Di bagian belakang bangunan utama, ada bangunan yang dihiasi relief sejarah mengenai Laksamana Cheng Ho. Menariknya, ada sebuah bedug yang menghiasi bangunan ini. Mungkin ini salah satu ciri yang mewakili sisi islam yang dianut oleh Laksamana Cheng Ho.

“Kamu mau diramal?” tanya Ribka mengagetkan saya yang masih takjub melihat detil ornamen di tiap reliefnya.

“Memang di sini bisa minta diramal? Di mana, Ka?” tanya saya heran.

Ribka tidak menjawab pertanyaan saya. Ia langsung menarik lengan saya dan mengajak saya menuju sebuah bangunan yang letaknya sedikit ke bawah. Ada patung kura-kura besar di bagian depannya. Sedangkan di dalamnya, selain persembahan ada juga meja yang digunakan untuk seseorang yang dikatakan bisa meramal itu.

SamPooKong6

“Yuk!” ajak Ribka kembali.

Tapi saya menolaknya. Saya memilih untuk mengambil gambar orang-orang yang sedang bersembahyang serta mencoba peruntungannya saja.

“Ayo, Ka! Seru lho diramal, siapa tahu kisah percintaanmu bisa diramal juga di sini,” ledek Ribka yang membuat saya mendaratkan sebuah cubitan kecil di lengannya. Ribka menghindar dan tertawa puas meledek saya.

Saat saya kembali ke bangunan utama Sam Poo Kong, saya melihat sekelompok anak muda, mungkin mahasiswa.
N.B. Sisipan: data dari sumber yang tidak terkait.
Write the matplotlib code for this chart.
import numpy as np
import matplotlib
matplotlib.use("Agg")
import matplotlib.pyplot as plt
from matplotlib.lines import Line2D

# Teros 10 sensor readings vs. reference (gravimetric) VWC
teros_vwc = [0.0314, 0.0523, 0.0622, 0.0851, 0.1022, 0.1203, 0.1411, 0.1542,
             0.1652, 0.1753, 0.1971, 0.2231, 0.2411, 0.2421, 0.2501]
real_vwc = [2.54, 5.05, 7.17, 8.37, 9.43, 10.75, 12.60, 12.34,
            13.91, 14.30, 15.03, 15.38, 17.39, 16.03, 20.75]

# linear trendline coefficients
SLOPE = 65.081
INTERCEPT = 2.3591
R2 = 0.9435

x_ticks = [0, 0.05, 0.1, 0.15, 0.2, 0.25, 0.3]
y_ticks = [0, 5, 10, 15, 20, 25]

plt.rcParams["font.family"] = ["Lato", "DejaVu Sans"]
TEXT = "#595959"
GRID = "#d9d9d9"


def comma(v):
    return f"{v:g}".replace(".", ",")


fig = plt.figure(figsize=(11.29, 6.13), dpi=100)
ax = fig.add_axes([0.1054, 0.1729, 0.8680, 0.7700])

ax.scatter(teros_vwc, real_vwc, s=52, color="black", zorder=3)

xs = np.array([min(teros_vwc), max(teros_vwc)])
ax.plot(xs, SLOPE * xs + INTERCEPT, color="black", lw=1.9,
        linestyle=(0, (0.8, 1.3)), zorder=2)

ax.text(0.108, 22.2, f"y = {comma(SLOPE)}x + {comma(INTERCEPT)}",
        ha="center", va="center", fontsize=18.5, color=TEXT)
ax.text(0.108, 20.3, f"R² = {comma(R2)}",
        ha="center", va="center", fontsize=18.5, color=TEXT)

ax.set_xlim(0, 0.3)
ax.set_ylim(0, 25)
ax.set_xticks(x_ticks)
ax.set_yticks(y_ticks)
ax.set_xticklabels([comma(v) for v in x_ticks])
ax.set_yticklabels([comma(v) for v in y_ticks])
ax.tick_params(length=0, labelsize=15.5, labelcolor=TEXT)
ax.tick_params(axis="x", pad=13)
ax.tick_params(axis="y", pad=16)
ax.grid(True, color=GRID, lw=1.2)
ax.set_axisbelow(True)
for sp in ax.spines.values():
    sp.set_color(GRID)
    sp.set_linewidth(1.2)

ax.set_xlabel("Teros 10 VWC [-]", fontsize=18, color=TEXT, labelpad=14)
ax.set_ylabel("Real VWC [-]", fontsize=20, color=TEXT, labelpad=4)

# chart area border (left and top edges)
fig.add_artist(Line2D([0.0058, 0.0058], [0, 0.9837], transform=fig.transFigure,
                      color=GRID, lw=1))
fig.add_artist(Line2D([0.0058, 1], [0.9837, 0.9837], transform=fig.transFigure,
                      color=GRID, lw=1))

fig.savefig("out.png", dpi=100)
Mereka mencoba masuk ke dalam klenteng namun dilarang oleh seseorang yang dugaan saya beliau itu adalah penjaga atau tetua yang memang dipercaya di Sam Poo Kong. Padahal mereka membawa dupa dan mengatakan ingin berdoa, tapi sekuat apapun bujuk rayu mereka lontarkan tidak membuat pria tua tersebut melunakkan hatinya.

Hasilnya, para pemuda itu hanya tertunduk lesu. Sepertinya mereka penasaran betul untuk melihat isi di dalam klenteng tersebut. Saya hanya geleng-geleng kepala melihatnya.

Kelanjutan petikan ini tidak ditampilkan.